━━━━━ RECORD EXCERPTS

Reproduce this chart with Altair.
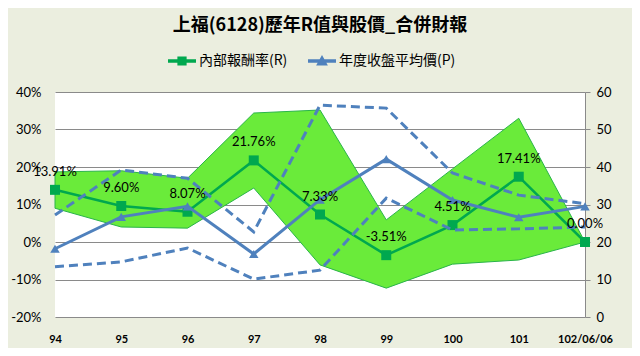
import altair as alt
import pandas as pd

# ---- data ----
cats = ["94", "95", "96", "97", "98", "99", "100", "101", "102/06/06"]
r_vals = [13.91, 9.60, 8.07, 21.76, 7.33, -3.51, 4.51, 17.41, 0.00]
band_hi = [18.7, 19.0, 17.0, 34.4, 35.2, 5.9, 19.5, 33.0, 0.0]
band_lo = [9.0, 4.0, 3.7, 14.4, -6.1, -12.3, -5.9, -4.8, 0.0]
price_avg = [18.2, 26.7, 29.5, 16.8, 31.3, 42.1, 31.2, 26.6, 29.5]
price_hi = [27.2, 39.2, 37.0, 22.7, 56.5, 55.7, 38.4, 32.5, 30.2]
price_lo = [13.4, 14.7, 18.4, 10.1, 12.5, 31.7, 23.2, 23.5, 24.0]
series_names = ["內部報酬率(R)", "年度收盤平均價(P)"]
left_ticks = [-20, -10, 0, 10, 20, 30, 40]
right_ticks = [0, 10, 20, 30, 40, 50, 60]
title_text = "上福(6128)歷年R值與股價_合併財報"

df = pd.DataFrame({
    "cat": cats, "r": r_vals, "hi": band_hi, "lo": band_lo,
    "p": price_avg, "ph": price_hi, "pl": price_lo,
    "label": [f"{v:.2f}%" for v in r_vals],
})
legend_df = pd.DataFrame({"cat": [cats[0]] * 2, "series": series_names, "yv": [-100, -100]})

FONT = "Lato"
CJK = "Noto Sans CJK TC"
GREEN = "#00A84F"
BLUE = "#4F81BD"
FILL = "#6AEB3A"

x = alt.X("cat:O", sort=cats, scale=alt.Scale(type="point", padding=0),
          axis=alt.Axis(title=None, labelAngle=0, ticks=False, domain=False,
                        labelFontWeight="bold", labelFontSize=11, labelPadding=16,
                        labelFont=FONT, labelColor="#000", minExtent=31, maxExtent=31))

ys_left = alt.Scale(domain=[-20, 40], nice=False, zero=False)
yl_axis = alt.Axis(title=None, values=left_ticks, labelExpr="datum.value + '%'",
                   ticks=False, domain=False, grid=True, gridColor="#8a8a8a",
                   labelPadding=14, labelFontSize=13, labelFont=FONT, labelColor="#000",
                   minExtent=47, maxExtent=47)
ys_right = alt.Scale(domain=[0, 60], nice=False, zero=False)
yr_axis = alt.Axis(title=None, orient="right", values=right_ticks, grid=False,
                   domain=True, domainColor="#8a8a8a", ticks=True, tickColor="#8a8a8a",
                   tickSize=5, labelPadding=6, labelFontSize=13, labelFont=FONT,
                   labelColor="#000", minExtent=40, maxExtent=40)

base = alt.Chart(df)

area = base.mark_area(color=FILL, stroke="#2AB44A", strokeWidth=1, opacity=1).encode(
    x=x, y=alt.Y("hi:Q", scale=ys_left, axis=yl_axis), y2="lo:Q")
gline = base.mark_line(color=GREEN, strokeWidth=2.5).encode(
    x=x, y=alt.Y("r:Q", scale=ys_left, axis=yl_axis))
gpts = base.mark_point(shape="square", filled=True, size=100, color=GREEN, opacity=1).encode(
    x=x, y=alt.Y("r:Q", scale=ys_left, axis=yl_axis))

path_g = "M-1,-0.13L1,-0.13L1,0.13L-1,0.13Z M-0.33,-0.33L0.33,-0.33L0.33,0.33L-0.33,0.33Z"
path_b = "M-1,-0.13L1,-0.13L1,0.13L-1,0.13Z M0,-0.42L0.42,0.32L-0.42,0.32Z"
leg = alt.Legend(title=None, orient="none", legendX=113, legendY=-45, direction="horizontal",
                 symbolSize=784, labelFont=CJK, labelFontSize=14, labelColor="#000",
                 symbolStrokeWidth=0, columnPadding=20, labelOffset=3, symbolOpacity=1)
legend_layer = alt.Chart(legend_df).mark_point(filled=True, opacity=1, size=784, clip=True).encode(
    x=x, y=alt.Y("yv:Q", scale=ys_left, axis=yl_axis),
    color=alt.Color("series:N", scale=alt.Scale(domain=series_names, range=[GREEN, BLUE]), legend=leg),
    shape=alt.Shape("series:N", scale=alt.Scale(domain=series_names, range=[path_g, path_b]), legend=leg),
)

left_group = alt.layer(area, gline, gpts, legend_layer)

dash_hi = base.mark_line(color=BLUE, strokeWidth=3, strokeDash=[9, 5]).encode(
    x=x, y=alt.Y("ph:Q", scale=ys_right, axis=yr_axis))
dash_lo = base.mark_line(color=BLUE, strokeWidth=3, strokeDash=[9, 5]).encode(
    x=x, y=alt.Y("pl:Q", scale=ys_right, axis=yr_axis))
bline = base.mark_line(color=BLUE, strokeWidth=3).encode(
    x=x, y=alt.Y("p:Q", scale=ys_right, axis=yr_axis))
bpts = base.mark_point(shape="triangle-up", filled=True, size=90, color=BLUE, opacity=1).encode(
    x=x, y=alt.Y("p:Q", scale=ys_right, axis=yr_axis))
right_group = alt.layer(dash_hi, dash_lo, bline, bpts)

labels = base.mark_text(dy=-18, fontSize=13, font=FONT, color="#000").encode(
    x=x, y=alt.Y("r:Q", scale=alt.Scale(domain=[-20, 40], nice=False, zero=False), axis=None),
    text="label:N")

chart = alt.layer(left_group, right_group, labels).resolve_scale(
    y="independent", color="independent", shape="independent"
).properties(
    width=530, height=225,
    title=alt.TitleParams(text=title_text, font=CJK, fontSize=18, fontWeight="bold",
                          color="#000", anchor="middle", offset=12),
    padding={"left": 0, "top": 9, "right": 7, "bottom": 0},
    background="#EBEEDF",
).configure_view(fill="white", strokeWidth=0)

chart.save("out.html", embed_options={"renderer": "svg", "actions": False})
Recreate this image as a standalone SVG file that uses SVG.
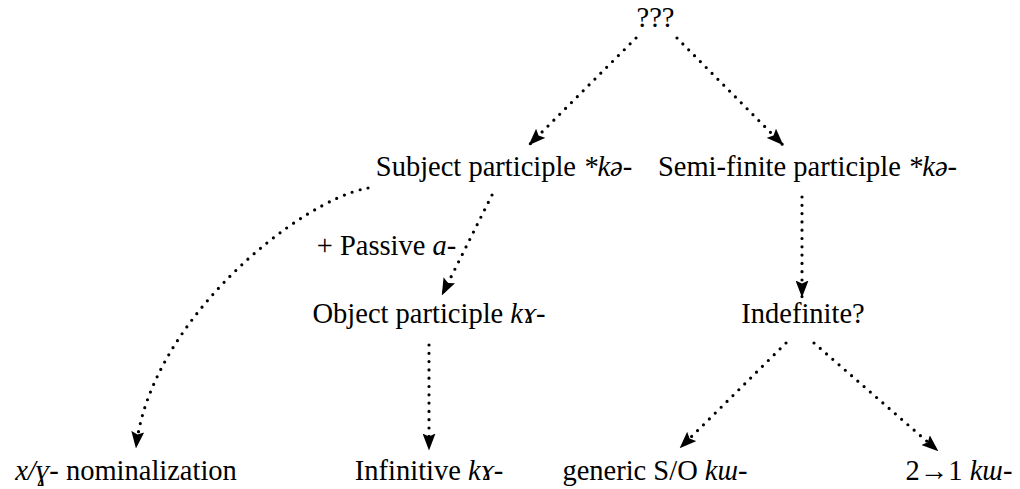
<svg xmlns="http://www.w3.org/2000/svg" width="1020" height="489" viewBox="0 0 1020 489">
<style>
text{font-family:"Liberation Serif","DejaVu Serif",serif;font-size:28.5px;fill:#000;text-anchor:middle}
.i{font-style:italic}
.e{fill:none;stroke:#000;stroke-width:3.2;stroke-linecap:round;stroke-dasharray:0 8.3;marker-end:url(#ah)}
</style>
<defs>
<marker id="ah" markerUnits="userSpaceOnUse" viewBox="0 0 17 13" refX="16.5" refY="6.5" markerWidth="17" markerHeight="13" orient="auto">
<path d="M0,0 L17,6.5 L0,13 L3,6.5 Z" fill="#000"/>
</marker>
</defs>
<g id="connectors">
<path class="e" d="M636 38 L529 145"/>
<path class="e" d="M677 38 L783 145"/>
<path class="e" d="M368 188 C300 200 150 320 136 448"/>
<path class="e" d="M492 195 L442 295"/>
<path class="e" d="M429 345 L429 450"/>
<path class="e" d="M802 197 L802 297"/>
<path class="e" d="M786 343 L680 448"/>
<path class="e" d="M814 343 L938 451"/>
</g>
<g id="root"><text x="655.5" y="27">???</text></g>
<g id="subject"><text x="504" y="176">Subject participle <tspan class="i">*kə-</tspan></text></g>
<g id="semifinite"><text x="807.5" y="176">Semi-finite participle <tspan class="i">*kə-</tspan></text></g>
<g id="passive"><text x="386.5" y="255">+ Passive <tspan class="i">a-</tspan></text></g>
<g id="object"><text x="429" y="323">Object participle <tspan class="i">kɤ-</tspan></text></g>
<g id="indefinite"><text x="803" y="323">Indefinite?</text></g>
<g id="nominalization"><text x="126" y="480"><tspan class="i">x/ɣ-</tspan> nominalization</text></g>
<g id="infinitive"><text x="429" y="480">Infinitive <tspan class="i">kɤ-</tspan></text></g>
<g id="generic"><text x="655" y="480">generic S/O <tspan class="i">kɯ-</tspan></text></g>
<g id="twoone"><text x="959" y="480">2→1 <tspan class="i">kɯ-</tspan></text></g>
</svg>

━━━━━━━━━━

■ **WHAT IS EXPECTED**
Extract every line containing the string "this" from the data above.

■ **PROBLEM SOLUTION**
Reproduce this chart with Altair.
Recreate this image as a standalone SVG file that uses SVG.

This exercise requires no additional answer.